• **WHAT THE EXERCISE ASKS**:
The listing below is the input. Say how many of its lines contain "this", giving the number alone.

• **DATASET**:

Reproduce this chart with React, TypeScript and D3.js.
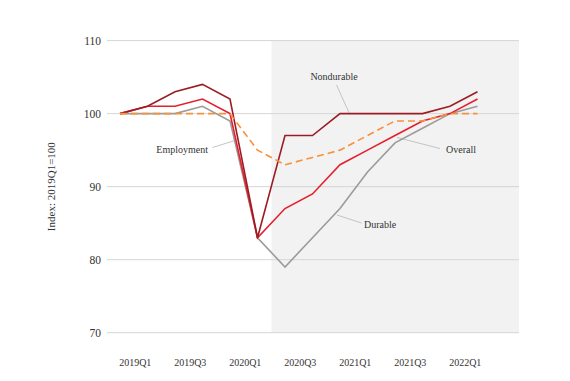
import React from "react";
import * as d3 from "d3";

const quarters = ["2019Q1","2019Q2","2019Q3","2019Q4","2020Q1","2020Q2","2020Q3","2020Q4","2021Q1","2021Q2","2021Q3","2021Q4","2022Q1","2022Q2"];
const tickLabels = ["2019Q1","2019Q3","2020Q1","2020Q3","2021Q1","2021Q3","2022Q1"];
const yTicks = [70, 80, 90, 100, 110];
const nondurable = [100, 101, 103, 104, 102, 83, 97, 97, 100, 100, 100, 100, 101, 103];
const overall = [100, 101, 101, 102, 100, 83, 87, 89, 93, 95, 97, 99, 100, 102];
const durable = [100, 100, 100, 101, 99, 83, 79, 83, 87, 92, 96, 98, 100, 101];
const employment = [100, 100, 100, 100, 100, 95, 93, 94, 95, 97, 99, 99, 100, 100];
const shadeStart = "2020Q2";

const W = 570, H = 381;
const FONT = "'Liberation Serif', 'DejaVu Serif', serif";

export default function App() {
  const x = d3.scalePoint<string>().domain(quarters).range([120, 477.5]);
  const step = x.step();
  const y = d3.scaleLinear().domain([70, 110]).range([332.7, 40.6]);
  const gx0 = 107, gx1 = 519;
  const line = (vals: number[]) =>
    d3.line<number>().x((_, i) => x(quarters[i])!).y((v) => y(v))(vals)!;

  const series = [
    { vals: durable, color: "#9b9b9b", dash: undefined },
    { vals: overall, color: "#e3202b", dash: undefined },
    { vals: nondurable, color: "#9c1c24", dash: undefined },
    { vals: employment, color: "#f7913a", dash: "7,4" },
  ];

  const shadeX = x(shadeStart)! + 14;

  const annotations = [
    { text: "Nondurable", tx: 334, ty: 80, anchor: "middle", x1: 336.5, y1: 85, x2: 349, y2: y(100) - 1 },
    { text: "Employment", tx: 208, ty: 153, anchor: "end", x1: 212.5, y1: 147.5, x2: 236.5, y2: 140 },
    { text: "Overall", tx: 446, ty: 152.5, anchor: "start", x1: 440, y1: 148.5, x2: 397, y2: 137.5 },
    { text: "Durable", tx: 364, ty: 227.5, anchor: "start", x1: 361.5, y1: 223, x2: 337, y2: 215 },
  ];

  return (
    <svg width={W} height={H} style={{ position: "absolute", left: 0, top: 0, background: "#fff" }}>
      <rect x={shadeX} y={y(110)} width={gx1 - shadeX} height={y(70) - y(110)} fill="#f2f2f2" />
      {yTicks.map((t) => (
        <g key={t}>
          <line x1={gx0} x2={gx1} y1={y(t)} y2={y(t)} stroke="#d6d6d6" strokeWidth={1} />
          <text x={101} y={y(t) + 4} textAnchor="end" fontFamily={FONT} fontSize={11.5} fill="#333">{t}</text>
        </g>
      ))}
      {tickLabels.map((q) => (
        <text key={q} x={x(q)! + step / 2 + 1.5} y={366} textAnchor="middle" fontFamily={FONT} fontSize={10} fill="#333">{q}</text>
      ))}
      <text transform={`translate(55,${(y(70) + y(110)) / 2}) rotate(-90)`} textAnchor="middle" fontFamily={FONT} fontSize={11} fill="#333">Index: 2019Q1=100</text>
      {annotations.map((a) => (
        <line key={a.text + "l"} x1={a.x1} y1={a.y1} x2={a.x2} y2={a.y2} stroke="#c4c4c4" strokeWidth={1} />
      ))}
      {series.map((s, i) => (
        <path key={i} d={line(s.vals)} fill="none" stroke={s.color} strokeWidth={1.6} strokeDasharray={s.dash} strokeLinejoin="miter" />
      ))}
      {annotations.map((a) => (
        <text key={a.text} x={a.tx} y={a.ty} textAnchor={a.anchor as any} fontFamily={FONT} fontSize={10} fill="#333">{a.text}</text>
      ))}
    </svg>
  );
}
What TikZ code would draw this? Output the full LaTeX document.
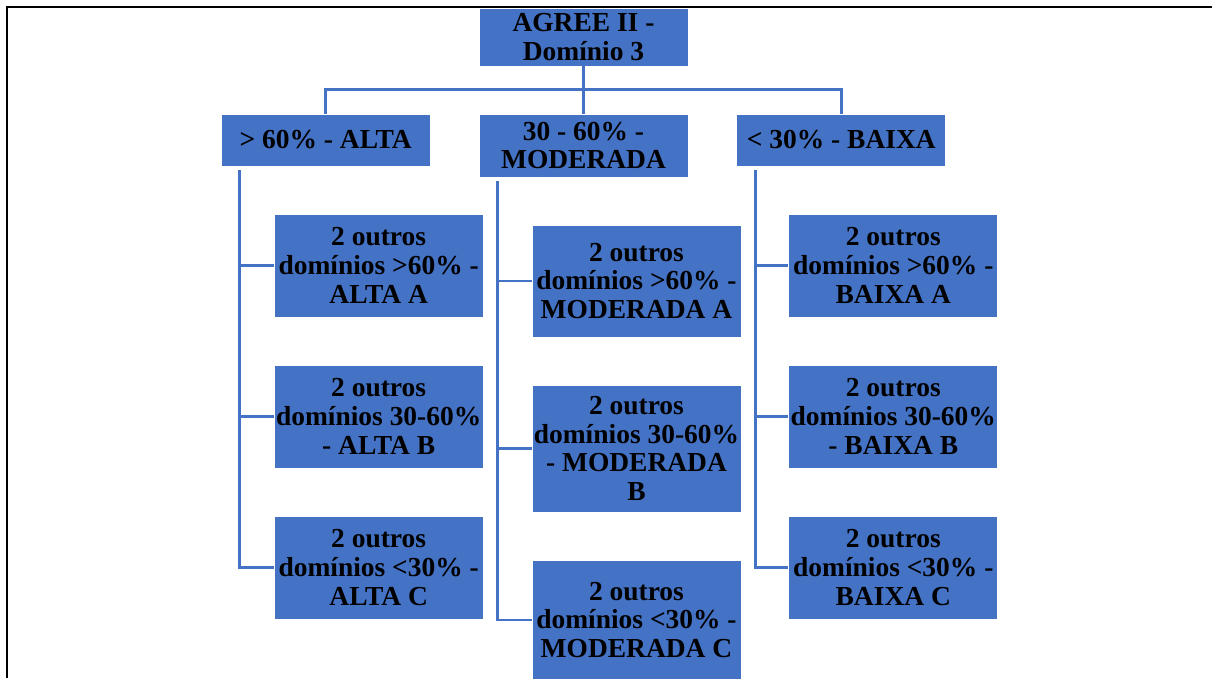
\documentclass[tikz,border=0pt]{standalone}
\usepackage{fontspec}
\setmainfont{Liberation Serif}
\usetikzlibrary{positioning, calc}
\definecolor{sBlue}{HTML}{4472C4}

\begin{document}
\begin{tikzpicture}[node distance=35.4pt,
    box/.style={draw=white, line width=0.6pt, fill=sBlue, align=center,
      minimum width=156.75pt, inner xsep=1pt, inner ysep=2pt,
      font=\fontsize{20.6}{21.5}\selectfont\bfseries},
    link/.style={draw=sBlue, line width=2pt}]
  \useasboundingbox (0,0) rectangle (909pt,-508.5pt);
  \draw[line width=1.6pt] (5.25pt,-508.5pt) -- (5.25pt,-5.25pt) -- (909pt,-5.25pt);

  \node[box, minimum height=43.5pt] (root) at (437.6pt,-27.75pt) {AGREE II -\\Domínio 3};
  \node[box, minimum height=47.25pt, below=of root] (moderada) {30 - 60\% -\\MODERADA};
  \node[box, minimum height=39pt, left=36pt of moderada.north west, anchor=north east]
    (alta) {> 60\% - ALTA};
  \node[box, minimum height=39pt, right=36pt of moderada.north east, anchor=north west]
    (baixa) {< 30\% - BAIXA};

  % left column
  \node[box, minimum height=77.25pt, below=of alta.south west, anchor=north west,
        xshift=39.75pt] (altaA) {2 outros\\domínios >60\% -\\ALTA A};
  \node[box, minimum height=77.25pt, below=of altaA] (altaB)
    {2 outros\\domínios 30-60\%\\- ALTA B};
  \node[box, minimum height=77.25pt, below=of altaB] (altaC)
    {2 outros\\domínios <30\% -\\ALTA C};

  % middle column
  \node[box, minimum height=84pt, below=of moderada.south west, anchor=north west,
        xshift=39.75pt] (moderadaA) {2 outros\\domínios >60\% -\\MODERADA A};
  \node[box, minimum height=95.25pt, below=of moderadaA] (moderadaB)
    {2 outros\\domínios 30-60\%\\- MODERADA\\B};
  \node[box, minimum height=90pt, below=of moderadaB] (moderadaC)
    {2 outros\\domínios <30\% -\\MODERADA C};

  % right column
  \node[box, minimum height=77.25pt, below=of baixa.south west, anchor=north west,
        xshift=39pt] (baixaA) {2 outros\\domínios >60\% -\\BAIXA A};
  \node[box, minimum height=77.25pt, below=of baixaA] (baixaB)
    {2 outros\\domínios 30-60\%\\- BAIXA B};
  \node[box, minimum height=77.25pt, below=of baixaB] (baixaC)
    {2 outros\\domínios <30\% -\\BAIXA C};

  \draw[link] (root) -- (moderada);
  \draw[link] (alta.north) -- ++(0,18pt) -| (baixa.north);
  \foreach \c in {alta, moderada, baixa} {
    \coordinate (\c T) at ($(\c.south west)+(14.25pt,-3pt)$);
    \foreach \k in {A, B, C}
      \draw[link] (\c T) |- (\c\k.west);
  }
\end{tikzpicture}
\end{document}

• **WRITTEN SOLUTION**:
2